Propolis can be collected by scraping the edges of the hive. The propolis thus obtained is of poor quality because it is contaminated by various waste and by pieces of wood torn from the hive.

*On a plastic grid*

This second method is preferable. There are plastic grids that bees cannot pass through. You place this grid above the colony in place of the frame cover. The bees will be bothered by the slight current of air thus produced and will clog the grid with propolis.
Once the grid is well sealed, you remove it and replace it with the frame cover. Place the grid in the freezer for a few hours. When you take it out of the freezer, the propolis will be brittle and easy to break up.
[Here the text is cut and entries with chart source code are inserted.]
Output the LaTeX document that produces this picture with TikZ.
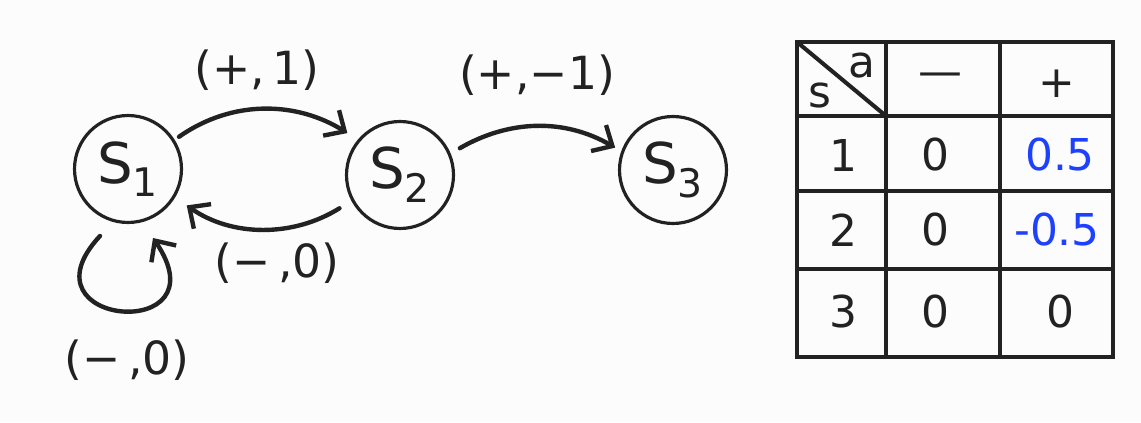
\documentclass[tikz,border=0pt]{standalone}
\usepackage{fontspec}
\setmainfont{DejaVu Sans}
\usetikzlibrary{arrows.meta}
\definecolor{ink}{RGB}{34,34,34}
\definecolor{penblue}{RGB}{30,64,255}
\definecolor{paper}{RGB}{252,252,252}
\begin{document}
\begin{tikzpicture}[x=0.02cm,y=0.02cm,
  state/.style={circle,draw=ink,line width=1.8pt,minimum size=2.14cm,inner sep=0pt,
    font=\fontsize{32}{36}\selectfont,text=ink},
  conn/.style={draw=ink,line width=2.5pt,line cap=round,
    -{Straight Barb[length=3.2mm,width=6mm,line width=2.5pt]}},
  lbl/.style={font=\fontsize{26}{30}\selectfont,text=ink,inner sep=0pt},
  cell/.style={font=\fontsize{25}{29}\selectfont,text=ink,inner sep=0pt},
  bluecell/.style={cell,text=penblue},
  gridline/.style={draw=ink,line width=2.3pt}]
\fill[paper] (0,0) rectangle (1141,422);
\useasboundingbox (0,0) rectangle (1141,422);

% states
\node[state] (s1) at (128,253) {S\textsubscript{1}};
\node[state] (s2) at (400,247) {S\textsubscript{2}};
\node[state] (s3) at (673,252) {S\textsubscript{3}};

% connectors
\draw[conn,shorten <=3pt,shorten >=7pt] (s1.32) to[out=35,in=148] (s2.140);
\draw[conn,shorten <=8pt,shorten >=8pt] (s2.208) to[out=212,in=-35] (s1.329);
\draw[conn,shorten <=6pt,shorten >=4pt] (s2.23) to[out=30,in=150] (s3.160);
\coordinate (loopa) at ([shift={(-28,-67)}]s1.center);
\coordinate (loopb) at ([shift={(25,-69)}]s1.center);
\draw[conn] (loopa) .. controls (15,95) and (225,78) .. (loopb);

% labels
\node[lbl] (l12) at (257,352) {(+,\,1)};
\node[lbl] (l21) at (277,159) {(−\,,0)};
\node[lbl] (l23) at (537,347) {(+,−1)};
\node[lbl] (l11) at (127,62) {(−\,,0)};

% table
\draw[gridline] (797,65) rectangle (1113,380);
\draw[gridline] (886,65) -- (886,380);
\draw[gridline] (1000,65) -- (1000,380);
\draw[gridline] (797,306) -- (1113,306);
\draw[gridline] (797,231) -- (1113,231);
\draw[gridline] (797,153) -- (1113,153);
\draw[gridline] (797,380) -- (886,306);

\node[cell] (ha) at (862,356) {a};
\node[cell] (hs) at (820,326) {s};
\node[cell] (hm) at (940,342) {—};
\node[cell] (hp) at (1057,338) {+};

\node[cell] (r1) at (843,267) {1};
\node[cell] (r1m) at (935,267) {0};
\node[bluecell] (r1p) at (1060,267) {0.5};

\node[cell] (r2) at (843,192) {2};
\node[cell] (r2m) at (935,192) {0};
\node[bluecell] (r2p) at (1057,192) {-0.5};

\node[cell] (r3) at (843,110) {3};
\node[cell] (r3m) at (935,110) {0};
\node[cell] (r3p) at (1060,110) {0};
\end{tikzpicture}
\end{document}
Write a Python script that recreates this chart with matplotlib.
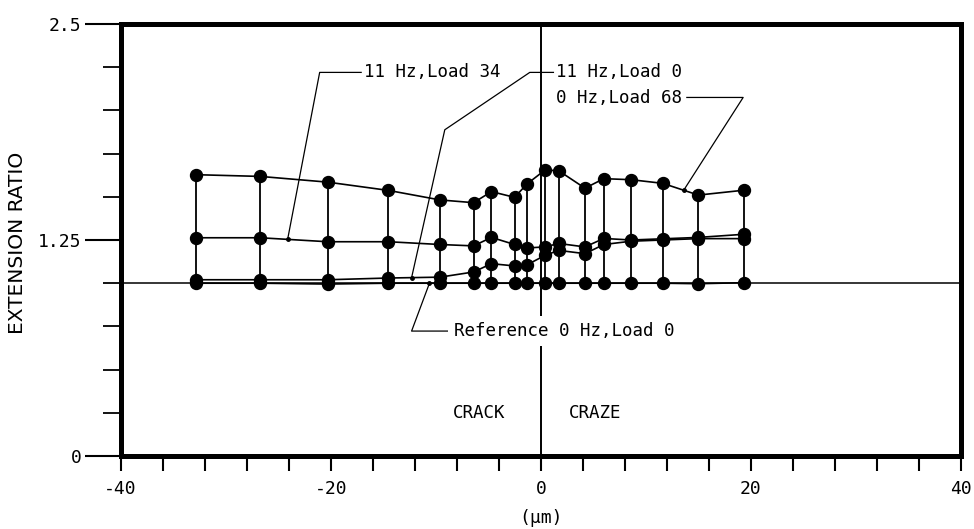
import numpy as np
import matplotlib.pyplot as plt
from matplotlib.ticker import MultipleLocator

plt.rcParams['axes.unicode_minus'] = False

# distance from crack tip (um) and extension ratio
pos = [-32.8, -26.7, -20.3, -14.5, -9.6, -6.4, -4.7, -2.5, -1.3, 0.4, 1.7, 4.2, 6.0, 8.6, 11.6, 15.0, 19.3]
load68 = [1.628, 1.618, 1.585, 1.537, 1.482, 1.466, 1.530, 1.497, 1.575, 1.655, 1.651, 1.550, 1.605, 1.599, 1.578, 1.510, 1.538]
load34 = [1.263, 1.263, 1.240, 1.240, 1.224, 1.216, 1.265, 1.224, 1.204, 1.210, 1.230, 1.210, 1.259, 1.250, 1.257, 1.265, 1.283]
load0 = [1.020, 1.020, 1.020, 1.030, 1.035, 1.065, 1.113, 1.100, 1.107, 1.161, 1.190, 1.171, 1.224, 1.243, 1.250, 1.258, 1.258]
ref = [1.000, 1.000, 0.995, 1.000, 1.000, 1.000, 1.000, 1.000, 1.000, 1.000, 1.000, 1.000, 1.000, 1.000, 1.000, 0.997, 1.003]

y_ticks = [0, 1.25, 2.5]
y_labels = ['0', '1.25', '2.5']
x_ticks = [-40, -20, 0, 20, 40]

mono = 'DejaVu Sans Mono'

fig = plt.figure(figsize=(9.74, 5.29), dpi=100)
ax = fig.add_axes([0.1238, 0.138, 0.8629, 0.8166])
ax.set_xlim(-40, 40)
ax.set_ylim(0, 2.5)

ax.axhline(1.0, color='k', lw=1.1, zorder=1)
ax.axvline(0, color='k', lw=1.4, zorder=1)
ax.vlines(pos, ref, load68, colors='k', lw=1.3, zorder=2)
for s in [load68, load34, load0, ref]:
    ax.plot(pos, s, '-o', color='k', lw=1.2, ms=8.6, zorder=3)

# labels with leader lines
def leader(pts, series, tip_x):
    tip_y = np.interp(tip_x, pos, series)
    xs = [p[0] for p in pts] + [tip_x]
    ys = [p[1] for p in pts] + [tip_y]
    ax.plot(xs, ys, color='k', lw=0.9, zorder=4)
    ax.plot(tip_x, tip_y, 'o', color='k', ms=2.5, zorder=4)

ax.text(-16.8, 2.22, '11 Hz,Load 34', family=mono, fontsize=12.6, va='center')
leader([(-17.1, 2.22), (-21.05, 2.22)], load34, -24.1)

ax.text(1.4, 2.22, '11 Hz,Load 0', family=mono, fontsize=12.6, va='center')
leader([(1.2, 2.22), (-1.05, 2.22), (-9.14, 1.888)], load0, -12.3)

ax.text(1.4, 2.072, '0 Hz,Load 68', family=mono, fontsize=12.6, va='center')
leader([(13.9, 2.075), (19.26, 2.075)], load68, 13.6)

ax.text(-8.3, 0.723, 'Reference 0 Hz,Load 0', family=mono, fontsize=12.6, va='center',
        bbox=dict(fc='white', ec='none', pad=4), zorder=5)
leader([(-8.5, 0.723), (-12.3, 0.723)], ref, -10.6)

ax.text(-5.9, 0.25, 'CRACK', family=mono, fontsize=12.6, ha='center', va='center')
ax.text(5.2, 0.25, 'CRAZE', family=mono, fontsize=12.6, ha='center', va='center')

# axes styling
for sp in ax.spines.values():
    sp.set_linewidth(3.6)

ax.set_yticks(y_ticks, labels=y_labels)
ax.yaxis.set_minor_locator(MultipleLocator(0.25))
ax.set_xticks(x_ticks)
ax.xaxis.set_minor_locator(MultipleLocator(4))

ax.tick_params(axis='y', which='major', length=26, width=1.5, pad=2, labelsize=13)
ax.tick_params(axis='y', which='minor', length=13, width=1.3)
ax.tick_params(axis='x', which='both', length=11, width=1.5)
ax.tick_params(axis='x', which='major', pad=6, labelsize=13)
for lab in ax.get_xticklabels() + ax.get_yticklabels():
    lab.set_family(mono)

ax.set_ylabel('EXTENSION RATIO', fontsize=14.5, family='DejaVu Sans')
ax.yaxis.set_label_coords(-0.111, 0.493)
ax.set_xlabel('(μm)', fontsize=13, family=mono)
ax.xaxis.set_label_coords(0.5, -0.122)

fig.savefig('out.png', dpi=100)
You will have thus obtained a pure propolis of any impurity.
The ideal time to complete the grid placement is after the supers have been removed.
Certain colonies produce propolis more than others, it is of course on those that it is better to collect propolis.

*The preparation of propolis*

The preparation is quite simple to do. Place the propolis in a small container and cover it with 70 degree alcohol.
Let the propolis soak in alcohol for a month, stirring the bottle every day.
After a month, filter the product. The liquid part is the tincture that you will use as is. Store it away from light. Propolis residues can be mixed into a cream.


*Using propolis well*

Propolis tincture can be used as it is externally on wounds, burns or pimples.
You can also use it internally on canker sores or in mouth injuries.


----------



## Fivej (Apr 4, 2016)

Thanks for the post. What is 30 degree alcohol? I assume 90 percent alcohol? J


----------



## GregB (Dec 26, 2017)

In fact, ~70% alcohol is best for propolis extraction.
Not 90%.
Not 30%.

See:
https://www.beesource.com/forums/sh...polis-Tincture-Question&p=1781585#post1781585


----------



## cheomar23 (Jul 21, 2020)

sorry, I corrected it. 70° not 30


----------